Richmond Design Board GivesQualified ‘Yes’ to Chevron Plans

By Richard Brenneman
Friday February 01, 2008

Posted Sat., Feb. 2—Richmond’s Design Review Board (DRB) voted Thursday to approve Chevron’s plans to upgrade its refinery, but before the vote was taken, few folks had anything nice to say about the world’s seventh largest corporation. 

The DRB’s approval was hedged with a set of lengthy conditions after members accused the firm of arrogance and indifference to the community. 

“You got greedy,” said Ted J. Smith, the board’s oldest member. “All you’ve done is take out of this community and screw us every time you get the chance.” 

Smith, an African American, chided the company because none of the Chevron representatives at the meeting “look like me.” 

Board member Donald L. Woodrow insisted that the company provide extensive mapping of the soils down to bedrock at the refinery site and reports on how soils and the plant would be affected by the impacts of a major earthquake on the Hayward Fault. 

“It will be earthquake safe,” promised Dean O’Hair, the oil company’s Richmond external affairs director. He said all construction wold meet current building and seismic codes. 

Woodrow was less than reassured, and the proposed condition remained. 

Chair Bob Avellar said he wanted approval contingent on the company’s grant of access to complete the last unfinished stretch of the Bay Trail in the city. 

During the public comment period earlier in the meeting, Bruce Beyaert, an ardent supporter of the trail and chair of the Trails for Richmond Action Committee, said negotiations with the company had stalled for two years, only to be rekindled as refinery project approval deadlines approached. 

Woodrow said the company should provide the access, cofund the design costs and pay for operating costs, all of which were included in his motion for approval 

Member Diane Bloom added the proviso that the trial siting decision would come back to the board for approval. 

Avellar added conditions for approving geodesic domes the company planned to install on new storage tanks included in the project, and called for an increase in number of trees planted to screen both the tanks and the periphery of the refinery. 

When she suggested the board ask the company to plant trees in other cities and outside Contra Costa County wherever winds carried particulates from the refinery, Smith shook his head. “I won’t vote for trees outside Richmond. I’m not looking out for anybody else.” 

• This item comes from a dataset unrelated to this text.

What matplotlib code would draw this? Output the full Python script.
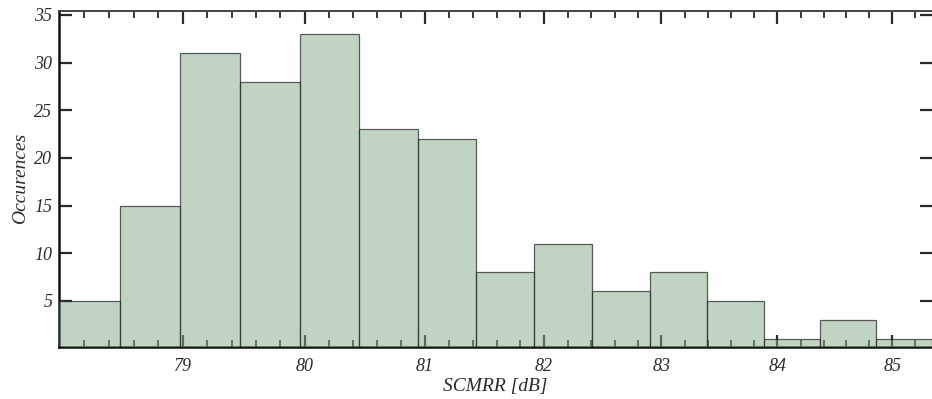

Woodward then said the company should also reexamine options for using the site to generate solar and wind power to offset some on the company’s energy needs. 


Comments heated 

Most of the public comments earlier in the meeting were critical of the oil company. While most focused on concerns about pollution, one speaker raised a key financial issue. 

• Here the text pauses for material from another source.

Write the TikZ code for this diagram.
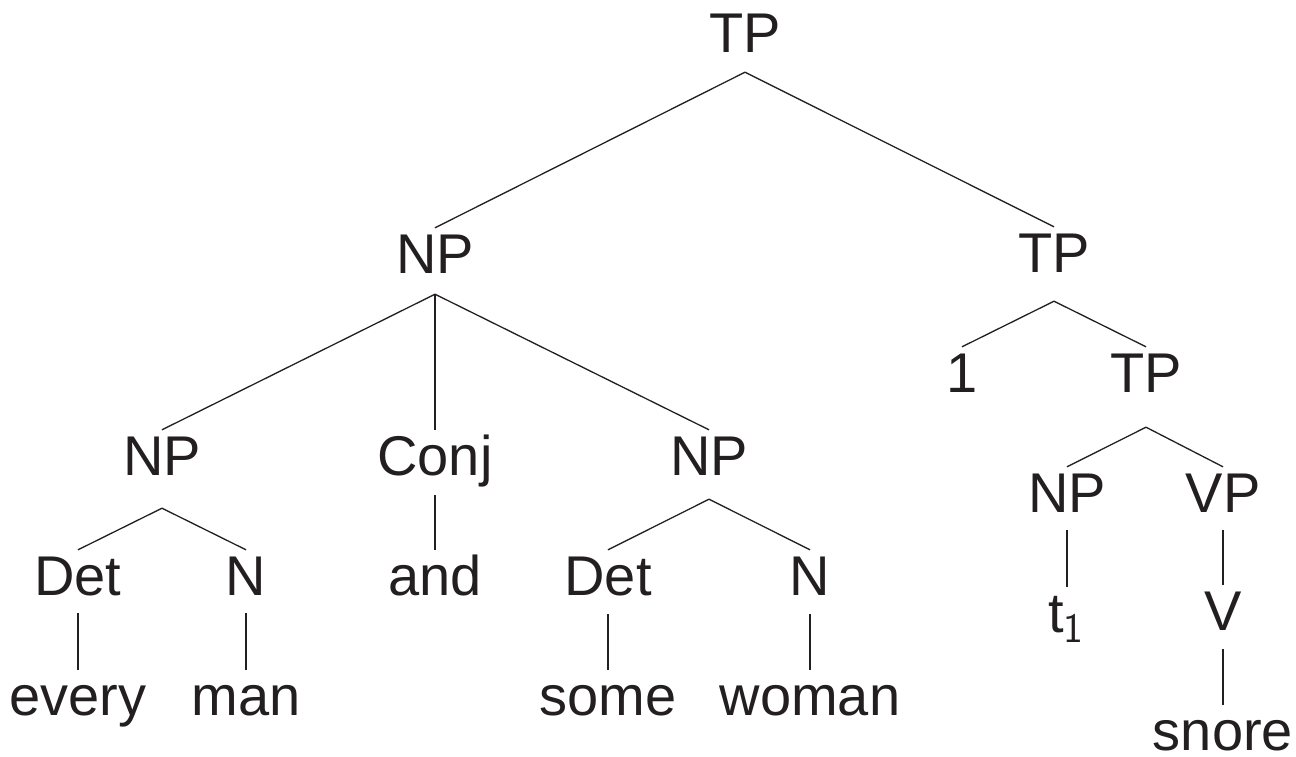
\documentclass[tikz,border=0pt]{standalone}
\usepackage{fontspec}
\setmainfont{Liberation Sans}
\definecolor{ink}{HTML}{231F20}
\begin{document}
\begin{tikzpicture}[x=1pt,y=-1pt,
  lab/.style={anchor=base, inner sep=0pt, text height=45pt, text depth=#1,
              font=\fontsize{56}{60}\selectfont, text=ink},
  lab/.default=20pt,
  leaf/.style={lab=5pt},
  edge/.style={draw=ink, line width=1.3pt}]
\useasboundingbox (0,0) rectangle (1296,756);

% labels, placed on their baselines
\node[lab]      (tp0)   at (745,52)   {TP};
\node[lab=21pt] (np1)   at (435,273)  {NP};
\node[lab=29pt] (tp1)   at (1054,272) {TP};
\node[lab=33pt] (npa)   at (162,475)  {NP};
\node[lab=20pt] (conj)  at (435,475)  {Conj};
\node[lab=24pt] (npb)   at (709,475)  {NP};
\node[leaf]     (one)   at (962,392)  {1};
\node[lab=35pt] (tp2)   at (1146,392) {TP};
\node[lab=18pt] (npc)   at (1067,512) {NP};
\node[lab=18pt] (vp)    at (1223,512) {VP};
\node[lab=18pt] (deta)  at (78,595)   {Det};
\node[lab=18pt] (na)    at (246,595)  {N};
\node[leaf]     (and)   at (435,595)  {and};
\node[lab=19pt] (detb)  at (608,595)  {Det};
\node[lab=19pt] (nb)    at (810,595)  {N};
\node[leaf]     (every) at (78,715)   {every};
\node[leaf]     (man)   at (246,715)  {man};
\node[leaf]     (some)  at (608,715)  {some};
\node[leaf]     (woman) at (810,715)  {woman};
\node[leaf]     (t1)    at (1066,632) {t\raisebox{-10pt}{\fontsize{42}{44}\selectfont\sffamily 1}};
\node[lab=19pt] (v)     at (1223,630) {V};
\node[leaf]     (snore) at (1223,750) {snore};

% branches
\draw[edge] (tp0.south) -- (np1.north);
\draw[edge] (tp0.south) -- (tp1.north);
\draw[edge] (np1.south) -- (npa.north);
\draw[edge] (np1.south) -- (conj.north);
\draw[edge] (np1.south) -- (npb.north);
\draw[edge] (tp1.south) -- (one.north);
\draw[edge] (tp1.south) -- (tp2.north);
\draw[edge] (tp2.south) -- (npc.north);
\draw[edge] (tp2.south) -- (vp.north);
\draw[edge] (npa.south) -- (deta.north);
\draw[edge] (npa.south) -- (na.north);
\draw[edge] (conj.south) -- (and.north);
\draw[edge] (npb.south) -- (detb.north);
\draw[edge] (npb.south) -- (nb.north);
\draw[edge] (deta.south) -- (every.north);
\draw[edge] (na.south) -- (man.north);
\draw[edge] (detb.south) -- (some.north);
\draw[edge] (nb.south) -- (woman.north);
\draw[edge] (npc.south) -- (npc.south |- t1.north);
\draw[edge] (vp.south) -- (v.north);
\draw[edge] (v.south) -- (snore.north);
\end{tikzpicture}
\end{document}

“I’m concerned about the very nice-looking hokum we’ve received,” said Contra Costa County Assessor Gus S. Kramer, speaking from the audience. 

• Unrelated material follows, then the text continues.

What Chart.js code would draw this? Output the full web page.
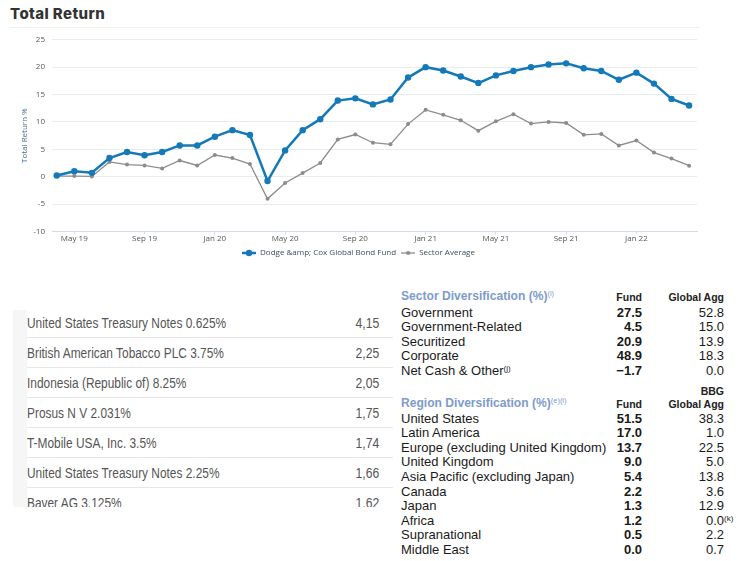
<!DOCTYPE html>
<html><head><meta charset="utf-8">
<script src="https://cdn.jsdelivr.net/npm/chart.js@4/dist/chart.umd.min.js"></script>
<style>
html,body{margin:0;padding:0;background:#fff;width:742px;height:561px;overflow:hidden;}
body{position:relative;font-family:"Liberation Sans",Arial,sans-serif;}
#title{position:absolute;left:10px;top:4px;font:800 15px Inter,sans-serif;color:#333;letter-spacing:0.4px;}
#rule{position:absolute;left:10px;top:27px;width:690px;height:1px;background:#f0f0f0;}
#chartWrap{position:absolute;left:0;top:28px;width:712px;height:242px;}
#holdPanel{position:absolute;left:13px;top:310px;width:14px;height:197px;background:#f6f6f6;}
#holdings{position:absolute;left:27px;top:308px;width:366px;height:199px;overflow:hidden;}
.hrow{position:absolute;left:0;width:366px;height:30px;font:14px "Liberation Sans",Arial,sans-serif;color:#555;}
.hrow .n{position:absolute;left:0;top:7px;white-space:nowrap;transform:scaleX(0.85);transform-origin:0 0;}
.hrow .v{position:absolute;right:14px;top:7px;transform:scaleX(0.87);transform-origin:100% 0;}
.hsep{position:absolute;left:0;width:366px;height:1px;background:#e6e6e6;}
.t{position:absolute;white-space:nowrap;color:#1a1a1a;font-size:13px;line-height:15px;}
.hdr{font-weight:700;font-size:13px;color:#7d9bcb;transform:scaleX(0.93);transform-origin:0 0;}
.colh{font-weight:700;font-size:10.5px;color:#222;}
.b{font-weight:700;}
sup{font-size:8px;vertical-align:top;position:relative;top:-2px;font-weight:400;}
</style></head>
<body>
<div id="title">Total Return</div>
<div id="rule"></div>
<div id="chartWrap"><canvas id="c"></canvas></div>
<div id="holdPanel"></div>
<div id="holdings"></div>
<div id="tables"></div>
<script>
// ---- chart data ----
const months = ['Apr 19','May 19','Jun 19','Jul 19','Aug 19','Sep 19','Oct 19','Nov 19','Dec 19',
  'Jan 20','Feb 20','Mar 20','Apr 20','May 20','Jun 20','Jul 20','Aug 20','Sep 20','Oct 20','Nov 20','Dec 20',
  'Jan 21','Feb 21','Mar 21','Apr 21','May 21','Jun 21','Jul 21','Aug 21','Sep 21','Oct 21','Nov 21','Dec 21',
  'Jan 22','Feb 22','Mar 22','Apr 22'];
const fundReturn = [0.2,1.0,0.7,3.4,4.5,3.9,4.5,5.7,5.7,7.3,8.5,7.6,-0.8,4.8,8.5,10.5,13.9,14.3,13.2,14.1,18.1,
  20.0,19.4,18.3,17.1,18.5,19.3,20.0,20.5,20.7,19.8,19.3,17.7,19.0,17.0,14.2,13.0];
const sectorAverage = [0.1,0.1,0.05,2.7,2.2,2.05,1.5,2.95,2.05,3.95,3.4,2.3,-4.05,-1.15,0.65,2.5,6.8,7.7,6.2,5.9,9.6,
  12.2,11.3,10.3,8.4,10.1,11.4,9.7,10.0,9.8,7.65,7.8,5.7,6.6,4.4,3.3,2.0];
const seriesNames = ['Dodge &amp; Cox Global Bond Fund','Sector Average'];
const xTickMonths = ['May 19','Sep 19','Jan 20','May 20','Sep 20','Jan 21','May 21','Sep 21','Jan 22'];
const yTickValues = [-10,-5,0,5,10,15,20,25];

// ---- table data ----
const holdingNames = ['United States Treasury Notes 0.625%','British American Tobacco PLC 3.75%','Indonesia (Republic of) 8.25%',
  'Prosus N V 2.031%','T-Mobile USA, Inc. 3.5%','United States Treasury Notes 2.25%','Baver AG 3.125%'];
const holdingWeights = ['4,15','2,25','2,05','1,75','1,74','1,66','1.62'];
const sectorNames = ['Government','Government-Related','Securitized','Corporate','Net Cash & Other'];
const sectorFund = ['27.5','4.5','20.9','48.9','\u22121.7'];
const sectorAgg = ['52.8','15.0','13.9','18.3','0.0'];
const regionNames = ['United States','Latin America','Europe (excluding United Kingdom)','United Kingdom',
  'Asia Pacific (excluding Japan)','Canada','Japan','Africa','Supranational','Middle East'];
const regionFund = ['51.5','17.0','13.7','9.0','5.4','2.2','1.3','1.2','0.5','0.0'];
const regionAgg = ['38.3','1.0','22.5','5.0','13.8','3.6','12.9','0.0','2.2','0.7'];

// ---- holdings table ----
const hold = document.getElementById('holdings');
holdingNames.forEach((n,i)=>{
  const r=document.createElement('div'); r.className='hrow'; r.style.top=(i*30)+'px';
  r.innerHTML='<span class="n"></span><span class="v"></span>';
  r.querySelector('.n').textContent=n; r.querySelector('.v').textContent=holdingWeights[i];
  hold.appendChild(r);
  if(i<holdingNames.length-1){const s=document.createElement('div');s.className='hsep';s.style.top=(i*30+29)+'px';hold.appendChild(s);}
});

// ---- diversification tables ----
const tb=document.getElementById('tables');
function put(html,left,top,cls,right){
  const d=document.createElement('div'); d.className='t '+(cls||''); d.innerHTML=html;
  d.style.top=top+'px';
  if(right){d.style.right=(742-left)+'px';} else d.style.left=left+'px';
  tb.appendChild(d); return d;
}
const L=401, FR=642, GR=724, RH=14.6;
put('Sector Diversification (%)<sup>(i)</sup>',L,288,'hdr');
put('Fund',FR,290,'colh',true);
put('Global Agg',GR,290,'colh',true);
sectorNames.forEach((n,i)=>{
  const y=304.5+i*RH;
  put(n.replace('&','&amp;')+(i===4?'<sup>(j)</sup>':''),L,y,'');
  put(sectorFund[i],FR,y,'b',true);
  put(sectorAgg[i],GR,y,'',true);
});
put('BBG',GR,384,'colh',true);
put('Region Diversification (%)<sup>(e)(i)</sup>',L,395,'hdr');
put('Fund',FR,397,'colh',true);
put('Global Agg',GR,397,'colh',true);
regionNames.forEach((n,i)=>{
  const y=410.5+i*RH;
  put(n,L,y,'');
  put(regionFund[i],FR,y,'b',true);
  const d=put(regionAgg[i],GR,y,'',true);
  if(n==='Africa'){const s=document.createElement('sup');s.textContent='(k)';s.style.position='absolute';s.style.left='100%';s.style.top='-2px';d.appendChild(s);}
});

// ---- legend icons ----
function icon(color,lw,r){
  const c=document.createElement('canvas'); c.width=14; c.height=8;
  const g=c.getContext('2d'); g.strokeStyle=color; g.lineWidth=lw;
  g.beginPath(); g.moveTo(0,4); g.lineTo(14,4); g.stroke();
  g.fillStyle=color; g.beginPath(); g.arc(7,4,r,0,Math.PI*2); g.fill();
  return c;
}
const BLUE='#1479b8', GREY='#8c8c8c';
const icons=[icon(BLUE,2.5,3.2),icon(GREY,1.3,2)];
const tickIdx = xTickMonths.map(m=>months.indexOf(m));
const FONT='"Open Sans", sans-serif';

new Chart(document.getElementById('c'),{
  type:'line',
  data:{datasets:[
    {label:seriesNames[0],data:fundReturn.map((v,i)=>({x:i,y:v})),borderColor:BLUE,backgroundColor:BLUE,
     borderWidth:2.5,pointRadius:3.2,pointBackgroundColor:BLUE,pointBorderWidth:0,tension:0},
    {label:seriesNames[1],data:sectorAverage.map((v,i)=>({x:i,y:v})),borderColor:GREY,backgroundColor:GREY,
     borderWidth:1.3,pointRadius:2,pointBackgroundColor:GREY,pointBorderWidth:0,tension:0}
  ]},
  options:{
    responsive:true,maintainAspectRatio:false,animation:false,
    layout:{padding:{left:20,right:15,top:5,bottom:3}},
    plugins:{
      tooltip:{enabled:false},
      legend:{position:'bottom',labels:{usePointStyle:true,pointStyleWidth:14,boxHeight:8,padding:5,
        color:'#3d4c63',font:{family:FONT,size:8},
        generateLabels(chart){const it=Chart.defaults.plugins.legend.labels.generateLabels(chart);it.forEach((x,i)=>x.pointStyle=icons[i]);return it;}}}
    },
    scales:{
      x:{type:'linear',min:-0.27,max:36.45,
        afterBuildTicks(s){s.ticks=tickIdx.map(v=>({value:v}));},
        ticks:{autoSkip:false,maxRotation:0,color:'#555',font:{family:FONT,size:8},padding:0,
          callback:(v)=>months[v]},
        grid:{drawOnChartArea:false,drawTicks:true,tickLength:3,color:'#d3dde7'},
        border:{display:true,color:'#d3dde7'}},
      y:{min:-10,max:25,
        afterBuildTicks(s){s.ticks=yTickValues.map(v=>({value:v}));},
        afterFit(s){s.width=32;},
        ticks:{color:'#555',font:{family:FONT,size:8},padding:7},
        grid:{color:'#e7ecf1',drawTicks:false},
        border:{display:false},
        title:{display:true,text:'Total Return %',color:'#4a6c9b',font:{family:FONT,size:8},padding:{top:0,bottom:0}}}
    }
  }
});
</script>
</body></html>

He blasted a the company’s expensive color mailing which promised “millions in new revenues for the City of Richmond” from the project. 

He countered the corporate claim by citing the company’s own appeals to have the refinery’s property taxes slashed by two thirds for the prior three tax years. 

“I don’t want you to think that Richmond is going to get this windfall of services,” Kramer said. 

He got no response from company officials. 

Chevron representatives, including former plant manager and now Chevron Vice President of Marketing Curt Anderson, found themselves before a largely skeptical audience, with their only outright support coming from the business and labor communities. 

The next step in the project is a public meeting called by the Bay Area Air Quality Management District, which will be held starting at 6 p.m. Feb. 13 meeting at the RRC Social Hall, 3230 MacDonald Ave. 

Within city government, the proposal now goes to the Planning Commission, with a likely appeal to the City Council regardless of which way the commissioners come down. 

The refinery issue could be the DRB’s swan-song, as the city council has already voted to merge its functions with the Planning Commission.